The Jade Temptress by Jeannie Lin is the second of her historical romance mysteries set in Tang Dynasty China. The heroine Mingyu, a highly trained courtesan, discovers one of her highest-ranking clients spectacularly dead and must work with big, rough-hewn Constable Kaifeng to solve the mystery and maintain her reputation. She always has to walk a very narrow path socially, and in addition was accused of murder by him in the previous novel, so their relationship is somewhat fraught (he briefly questioned her using painful methods we in the modern day would call torture). Meanwhile, Kaifeng has a political enemy who wants him out of his job. The mystery is not the primary focus, and though I enjoyed the romance as these two guarded people open up to each other, just the historical detail alone makes these books worth reading; Lin is terrific about telling you a lot about the period in an unobtrusive, integral way.
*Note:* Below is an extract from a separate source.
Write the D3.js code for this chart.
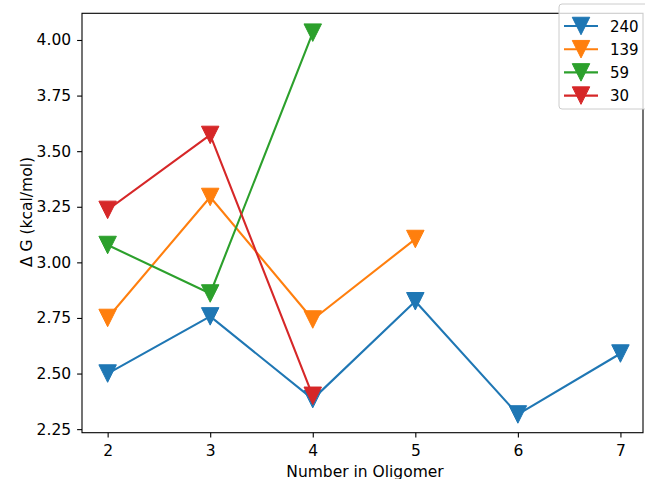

Drinking Gourd by Barbara Hambly is the fourteenth Benjamin January mystery, which starts off with a minstrel show. Unable to find orchestral work in New Orleans, Ben and Hannibal are touring with a circus, but soon have to hurry to Vicksburg, Mississippi, with Ben posing as Hannibal’s enslaved valet. This installment is mostly about the Underground Railroad and the complexities of how it might have operated, but of course there is also a murder, and negotiating the conservative society of Vicksburg, and avoiding a familiar face from the past, and of course serious peril for both Ben and Hannibal. Also, I am now stuck on the song referenced in the title.
Sharp End: The Fighting Man in World War II by John Ellis is a 1980 book; I have the 1990 edition, which features some additional information at the end. If you are researching the life of an infantryman in the WWII Allied Armies (the English-speaking ones), this is a terrific resource. The author uses both statistics and frequent quotes from soldiers and occasionally journalists to illuminate the range of dangers and quotidian suffering of being on the front lines, including chapters about morale and the difficulties of obtaining rest or relaxation. I haven’t read a huge amount about WWII yet, but what I have read has been mostly on this level; I find individual stories and in-depth examinations more fascinating and enlightening than discussions of big-picture strategy. Now I want to read more about WWII, but I have a substantial WWI TBR as well, and WWI remains my primary interest for now.
English Sexualities, 1700-1800 by Tim Hitchcock concisely summarizes a whole range of research into the sex lives of people during this period as well as theories about how changes occurred. The book discusses major primary sources and their value, and provides a most excellent bibliography.
the bones of this land by Kat Heatherington is a poetry chapbook. I found the poems very accessible to me with their themes of loss and grief and nostalgia. This was the first time I’d read poetry on my phone, but I plan to do it again, so I can have mindful moments while I’m out in the world.
Slow and Splendored by alby_mangroves and eyres is a melancholy but sweet post-Avengers: Endgame Captain America story with themes of aging and love and doing what you can do. Also Buster the cat. I didn’t think I needed this story, but apparently I did. It has a happy ending, if you’re worried, a happier one than I had expected. Recommended.
an irrevocable condition by layersofsilence is about Bucky Barnes caretaking himself a family in his Romanian apartment building. Soothing and sweet.
Save Me by Brumeier, a Gothic AU of Stargate: Atlantis in which novelist Rodney McKay, who’s had writer’s block for ten years, inherits a mansion stuffed to the gills with Stuff. John Sheppard is the ex-Air Force, mysterious caretaker. It was a lot of fun.